» What to produce
Starting at the first line of the entries, extract each line up to and including the one that contains "Chart.register(...registerables);", but leave out the pictures.
##### Provided information #####
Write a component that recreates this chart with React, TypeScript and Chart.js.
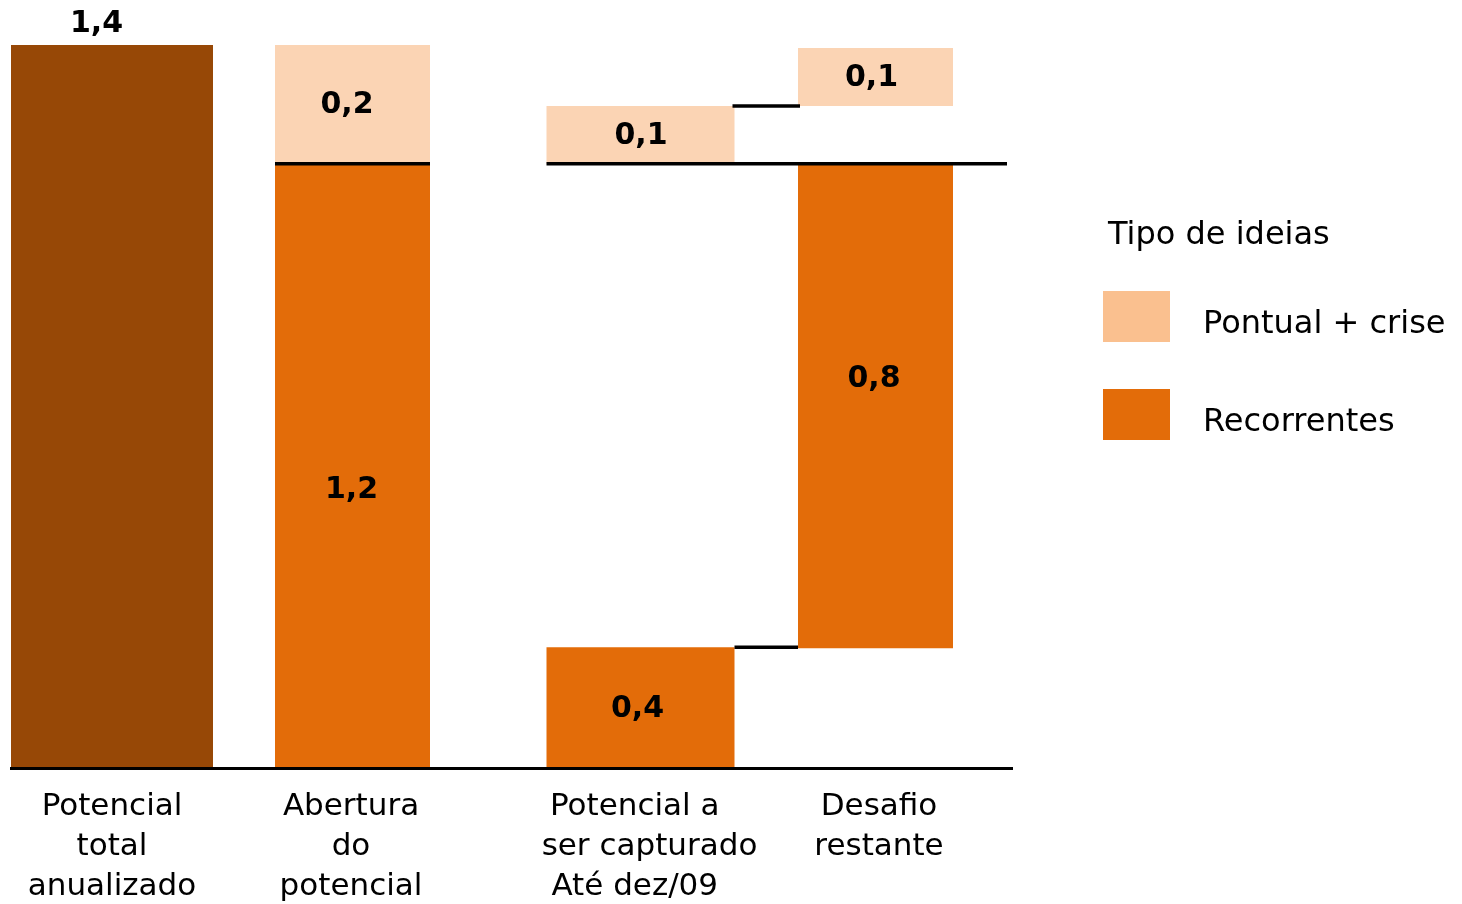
import React, { useEffect, useRef } from "react";
import { Chart, registerables } from "chart.js";

Chart.register(...registerables);

// ---------- data ----------
const categories: string[][] = [
  ["Potencial", "total", "anualizado"],
  ["Abertura", "do", "potencial"],
  ["Potencial a   ", "ser capturado", "Até dez/09   "],
  ["Desafio", "restante"],
];
const seriesNames = ["Total", "Pontual + crise", "Recorrentes"];
// floating bar ranges [start, end] per category (as drawn)
const totalValues: ([number, number] | null)[] = [[0, 1.4], null, null, null];
const pontualValues: ([number, number] | null)[] = [null, [1.17, 1.4], [1.17, 1.282], [1.282, 1.394]];
const recorrentesValues: ([number, number] | null)[] = [null, [0, 1.17], [0, 0.234], [0.232, 1.17]];
// printed value labels
const totalLabels: (string | null)[] = ["1,4", null, null, null];
const pontualLabels: (string | null)[] = [null, "0,2", "0,1", "0,1"];
const recorrentesLabels: (string | null)[] = [null, "1,2", "0,4", "0,8"];
const legendTitle = "Tipo de ideias";
const legendLabels = ["Pontual + crise", "Recorrentes"];

// ---------- layout / style ----------
const BAR_CENTERS = [101, 341.5, 629.5, 864.5];
const BAR_WIDTHS = [202, 155, 188, 155];
const TICK_CENTERS = [101, 340, 638.5, 868];
const LABEL_OFFSETS: Record<string, ([number, number] | null)[]> = {
  total: [[-15.5, -21], null, null, null],
  pontual: [null, [-5.5, 0.5], [0.5, 1], [-4, 1]],
  recorrentes: [null, [-1, 24.6], [-3, 1.4], [-1.5, -27]],
};
const COLORS: Record<string, string> = {
  total: "#974806",
  pontual: "#FBD4B4",
  recorrentes: "#E36C09",
};
const LEGEND_COLORS = ["#FAC08F", "#E36C09"];
const FONT = "'DejaVu Sans', Verdana, sans-serif";

const extrasPlugin = {
  id: "waterfallExtras",
  afterDatasetsDraw(chart: any) {
    const ctx = chart.ctx;
    const yScale = chart.scales.y;
    const find = (key: string, cat: number) => {
      const idx = chart.data.datasets.findIndex((d: any) => d.seriesKey === key && d.cat === cat);
      const el = chart.getDatasetMeta(idx).data[0];
      return { el, left: el.x - el.width / 2, right: el.x + el.width / 2 };
    };
    // connectors
    const segs: [number, number, number][] = [
      [recorrentesValues[1]![1], find("pontual", 1).left, find("pontual", 1).right],
      [pontualValues[2]![0], find("pontual", 2).left, chart.chartArea.right - 5],
      [pontualValues[2]![1], find("pontual", 2).right - 2, find("pontual", 3).left + 2],
      [recorrentesValues[2]![1], find("recorrentes", 2).right, find("recorrentes", 3).left],
    ];
    ctx.save();
    ctx.strokeStyle = "#000";
    ctx.lineWidth = 3.5;
    segs.forEach(([v, x1, x2]) => {
      const y = yScale.getPixelForValue(v);
      ctx.beginPath();
      ctx.moveTo(x1, y);
      ctx.lineTo(x2, y);
      ctx.stroke();
    });
    // value labels
    ctx.font = `bold 30px ${FONT}`;
    ctx.fillStyle = "#000";
    ctx.textAlign = "center";
    ctx.textBaseline = "middle";
    chart.data.datasets.forEach((d: any) => {
      if (!d.valueLabel) return;
      const { el } = find(d.seriesKey, d.cat);
      const off = LABEL_OFFSETS[d.seriesKey][d.cat] || [0, 0];
      let y: number;
      if (d.seriesKey === "total") y = el.y + off[1];
      else y = (el.y + el.base) / 2 + off[1];
      ctx.fillText(d.valueLabel, el.x + off[0], y);
    });
    ctx.restore();
  },
  afterDraw(chart: any) {
    const ctx = chart.ctx;
    ctx.save();
    ctx.font = `32px ${FONT}`;
    ctx.fillStyle = "#000";
    ctx.textAlign = "left";
    ctx.textBaseline = "alphabetic";
    ctx.fillText(legendTitle, 1108, 244);
    legendLabels.forEach((lab, i) => {
      const top = 291 + i * 98;
      ctx.fillStyle = LEGEND_COLORS[i];
      ctx.fillRect(1103, top, 67, 51);
      ctx.fillStyle = "#000";
      ctx.fillText(lab, 1203, top + 42);
    });
    ctx.restore();
  },
};

export default function App() {
  const ref = useRef<HTMLCanvasElement>(null);
  useEffect(() => {
    document.body.style.margin = "0";
    const canvas = ref.current!;
    const datasets: any[] = [];
    const addSeries = (
      key: string,
      name: string,
      values: ([number, number] | null)[],
      labels: (string | null)[]
    ) => {
      values.forEach((v, i) => {
        if (!v) return;
        datasets.push({
          label: name,
          seriesKey: key,
          cat: i,
          valueLabel: labels[i],
          data: [{ x: BAR_CENTERS[i], y: v }],
          backgroundColor: COLORS[key],
          barThickness: BAR_WIDTHS[i],
          grouped: false,
          borderWidth: 0,
          inflateAmount: 0,
        });
      });
    };
    addSeries("total", seriesNames[0], totalValues, totalLabels);
    addSeries("pontual", seriesNames[1], pontualValues, pontualLabels);
    addSeries("recorrentes", seriesNames[2], recorrentesValues, recorrentesLabels);

    const chart = new Chart(canvas, {
      type: "bar",
      data: { datasets },
      options: {
        animation: false,
        responsive: false,
        maintainAspectRatio: false,
        devicePixelRatio: 1,
        layout: { padding: { left: 11, right: 450, top: 45, bottom: 0 } },
        plugins: { legend: { display: false }, tooltip: { enabled: false } },
        scales: {
          x: {
            type: "linear",
            min: 0,
            max: 1001,
            offset: false,
            grid: { display: false, drawTicks: false },
            border: { display: true, color: "#000", width: 3, z: 1 },
            afterBuildTicks: (scale: any) => {
              scale.ticks = TICK_CENTERS.map((v) => ({ value: v }));
            },
            ticks: {
              autoSkip: false,
              maxRotation: 0,
              minRotation: 0,
              padding: 19,
              color: "#000",
              font: { family: FONT, size: 31, lineHeight: 40 / 31 },
              callback: (_v: any, i: number) => categories[i],
            },
          },
          y: { display: false, min: 0, max: 1.4 },
        },
      } as any,
      plugins: [extrasPlugin],
    });
    return () => chart.destroy();
  }, []);
  return (
    <div
      style={{
        position: "fixed",
        left: 0,
        top: 0,
        width: 1462,
        height: 904,
        overflow: "hidden",
        background: "#fff",
      }}
    >
      <canvas ref={ref} width={1462} height={926} style={{ display: "block", width: 1462, height: 926 }} />
    </div>
  );
}
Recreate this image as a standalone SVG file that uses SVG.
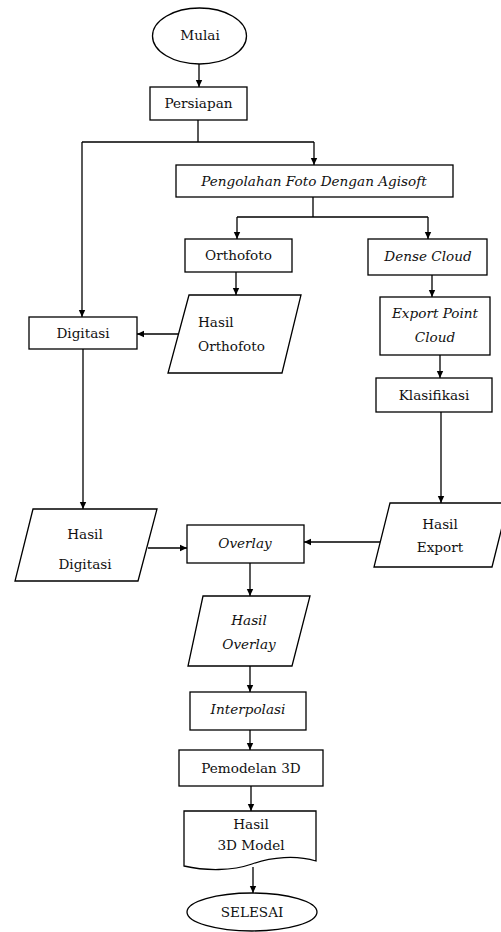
<svg xmlns="http://www.w3.org/2000/svg" width="501" height="932" viewBox="0 0 501 932">
<defs>
<marker id="ah" markerWidth="8" markerHeight="8" refX="7" refY="4" orient="auto" markerUnits="userSpaceOnUse">
<path d="M0,0.8 L7,4 L0,7.2 Z" fill="#000"/>
</marker>
<style>
.s{fill:#fff;stroke:#000;stroke-width:1.3}
.c{fill:none;stroke:#000;stroke-width:1.3}
.a{marker-end:url(#ah)}
text{font-family:"DejaVu Serif","Liberation Serif",serif;font-size:13.6px;fill:#111;text-anchor:middle;dominant-baseline:central}
.i{font-style:italic}
</style>
</defs>
<rect width="501" height="932" fill="#fff"/>
<g id="connectors">
<path class="c a" d="M199,64 V87"/>
<path class="c" d="M198,120 V142 M82,142 H314"/>
<path class="c a" d="M314,142 V165"/>
<path class="c a" d="M82,142 V317"/>
<path class="c" d="M313,197 V217 M237,217 H428"/>
<path class="c a" d="M237,217 V239"/>
<path class="c a" d="M428,217 V239"/>
<path class="c a" d="M236,272 V295"/>
<path class="c a" d="M432,275 V297"/>
<path class="c a" d="M440,355 V378"/>
<path class="c a" d="M178,334 H137"/>
<path class="c a" d="M83,349 V509"/>
<path class="c a" d="M441,412 V503"/>
<path class="c a" d="M148,548 H187"/>
<path class="c a" d="M382,542 H304"/>
<path class="c a" d="M250,563 V596"/>
<path class="c a" d="M250,666 V692"/>
<path class="c a" d="M250,730 V750"/>
<path class="c a" d="M251,786 V811"/>
<path class="c a" d="M253,867 V893"/>
</g>
<g id="mulai"><ellipse class="s" cx="199.5" cy="36" rx="47" ry="28"/><text x="200" y="35">Mulai</text></g>
<g id="persiapan"><rect class="s" x="150" y="87" width="97" height="33"/><text x="198.5" y="103">Persiapan</text></g>
<g id="pengolahan"><rect class="s" x="176" y="165" width="277" height="32"/><text class="i" x="314" y="181">Pengolahan Foto Dengan Agisoft</text></g>
<g id="orthofoto"><rect class="s" x="185" y="239" width="107" height="33"/><text x="238.5" y="255">Orthofoto</text></g>
<g id="dense-cloud"><rect class="s" x="368" y="239" width="119" height="36"/><text class="i" x="428" y="256">Dense Cloud</text></g>
<g id="export-point-cloud"><rect class="s" x="380" y="297" width="110" height="58"/><text class="i" x="435" y="313">Export Point</text><text class="i" x="435" y="337">Cloud</text></g>
<g id="klasifikasi"><rect class="s" x="376" y="378" width="116" height="34"/><text x="434" y="395">Klasifikasi</text></g>
<g id="hasil-orthofoto"><path class="s" d="M189,295 H301 L282,373 H168 Z"/><text x="198" y="322" style="text-anchor:start">Hasil</text><text x="198" y="346" style="text-anchor:start">Orthofoto</text></g>
<g id="digitasi"><rect class="s" x="29" y="317" width="108" height="32"/><text x="83" y="333">Digitasi</text></g>
<g id="hasil-digitasi"><path class="s" d="M33,509 H157 L138,581 H15 Z"/><text x="85" y="534">Hasil</text><text x="85" y="564">Digitasi</text></g>
<g id="overlay"><rect class="s" x="187" y="525" width="117" height="38"/><text class="i" x="245" y="543">Overlay</text></g>
<g id="hasil-export"><path class="s" d="M390,503 H508 L492,567 H374 Z"/><text x="440" y="524">Hasil</text><text x="440" y="547">Export</text></g>
<g id="hasil-overlay"><path class="s" d="M203,596 H310 L292,666 H188 Z"/><text class="i" x="249" y="620">Hasil</text><text class="i" x="249" y="644">Overlay</text></g>
<g id="interpolasi"><rect class="s" x="190" y="692" width="116" height="38"/><text class="i" x="248" y="709">Interpolasi</text></g>
<g id="pemodelan-3d"><rect class="s" x="179" y="750" width="144" height="36"/><text x="251" y="768">Pemodelan 3D</text></g>
<g id="hasil-3d-model"><path class="s" d="M184,811 H316 V861 C296,855 272,857 252,864 C232,871 206,871 184,866 Z"/><text x="251" y="824">Hasil</text><text x="251" y="845">3D Model</text></g>
<g id="selesai"><ellipse class="s" cx="252" cy="912" rx="65" ry="19"/><text x="252" y="912">SELESAI</text></g>
</svg>
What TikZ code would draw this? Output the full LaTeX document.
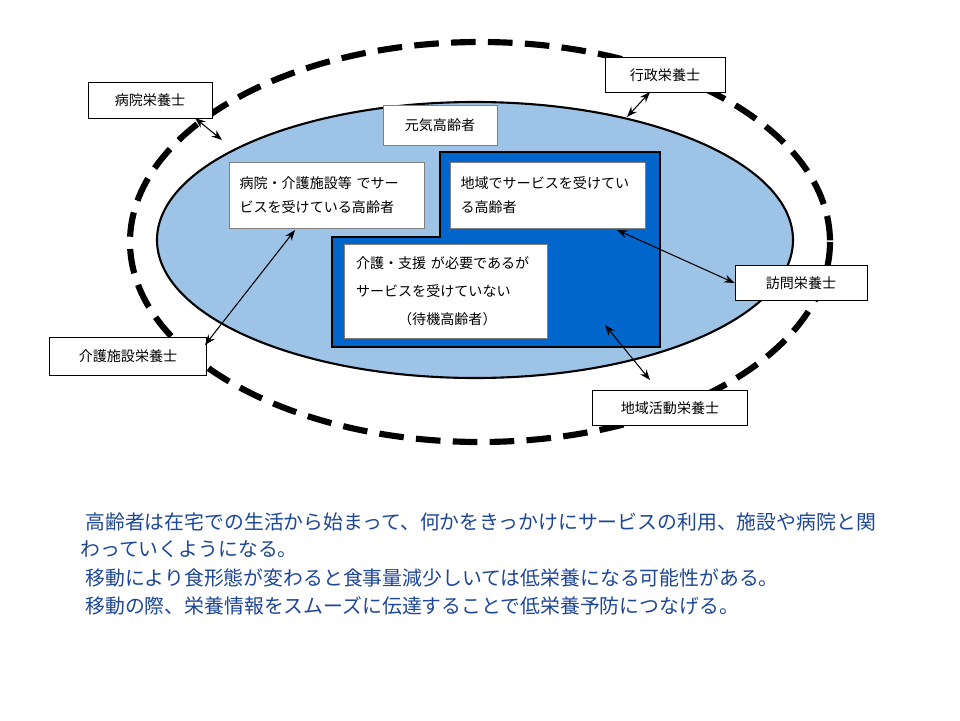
\documentclass[tikz,border=0pt]{standalone}
\usepackage{fontspec}
\setmainfont{Noto Sans CJK JP}
\usetikzlibrary{arrows.meta}
\definecolor{lightblue}{RGB}{157,195,230}
\definecolor{darkblue}{RGB}{0,102,204}
\definecolor{textblue}{RGB}{30,70,150}
\begin{document}
\begin{tikzpicture}[x=0.02cm,y=-0.02cm]
    \tikzstyle{whitebox}=[draw=gray, fill=white, inner sep=0pt, font=\fontsize{8}{14}\selectfont, align=left];
    \tikzstyle{role}=[draw=black, fill=white, thin, font=\fontsize{8}{10}\selectfont];
    \tikzstyle{link}=[{Stealth[length=6pt]}-{Stealth[length=6pt]}, semithick];
    \tikzstyle{note}=[anchor=west, inner sep=0pt, text=textblue, font=\fontsize{11.3}{14}\selectfont];

    \useasboundingbox (0,0) rectangle (960,720);

    % circles
    \draw[line width=3.5pt, dash pattern=on 14pt off 7pt] (480,242) ellipse [x radius=350, y radius=200];
    \draw[fill=lightblue, line width=1.2pt] (475,240) ellipse [x radius=318, y radius=138];
    \draw[fill=darkblue, line width=1.2pt] (440,152) -- (660,152) -- (660,347) -- (332,347) -- (332,237) -- (440,237) -- cycle;

    % groups
    \node[whitebox, minimum width=114*0.02cm, minimum height=40*0.02cm, align=center] (genki) at (440,125) {元気高齢者};
    \node[whitebox, minimum width=195*0.02cm, minimum height=66*0.02cm, text width=175*0.02cm] (hosp) at (327,195) {病院・介護施設等 でサー\\ビスを受けている高齢者};
    \node[whitebox, minimum width=195*0.02cm, minimum height=66*0.02cm, text width=175*0.02cm] (area) at (548,195) {地域でサービスを受けてい\\る高齢者};
    \node[whitebox, minimum width=203*0.02cm, minimum height=94*0.02cm, text width=180*0.02cm, font=\fontsize{8}{16}\selectfont] (wait) at (446,291) {介護・支援 が必要であるが\\サービスを受けていない\\\hspace*{3em}（待機高齢者）};

    % dietitians
    \node[role, minimum width=124*0.02cm, minimum height=36*0.02cm] (r1) at (150,100) {病院栄養士};
    \node[role, minimum width=120*0.02cm, minimum height=35*0.02cm] (r2) at (665,75) {行政栄養士};
    \node[role, minimum width=132*0.02cm, minimum height=35*0.02cm] (r3) at (801,283) {訪問栄養士};
    \node[role, minimum width=157*0.02cm, minimum height=38*0.02cm] (r4) at (128,356) {介護施設栄養士};
    \node[role, minimum width=155*0.02cm, minimum height=35*0.02cm] (r5) at (670,408) {地域活動栄養士};

    \coordinate (a1) at (195,118);
    \coordinate (c1) at (222,140);
    \coordinate (a2) at (650,92);
    \coordinate (c2) at (627,117);
    \coordinate (c3) at (617,230);
    \coordinate (a4) at (205,345);
    \coordinate (c4) at (295,230);
    \coordinate (a5) at (650,380);
    \coordinate (c5) at (605,325);

    \draw[link] (a1) -- (c1);
    \draw[link] (a2) -- (c2);
    \draw[link] (r3.west) -- (c3);
    \draw[link] (a4) -- (c4);
    \draw[link] (a5) -- (c5);

    % notes
    \node[note] (n1) at (85,522) {高齢者は在宅での生活から始まって、何かをきっかけにサービスの利用、施設や病院と関};
    \node[note] (n2) at (80,549) {わっていくようになる。};
    \node[note] (n3) at (85,578) {移動により食形態が変わると食事量減少しいては低栄養になる可能性がある。};
    \node[note] (n4) at (85,606) {移動の際、栄養情報をスムーズに伝達することで低栄養予防につなげる。};
\end{tikzpicture}
\end{document}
#####
» Solution
Write a component that recreates this chart with React, TypeScript and Chart.js.
import React, { useEffect, useRef } from "react";
import { Chart, registerables } from "chart.js";

Chart.register(...registerables);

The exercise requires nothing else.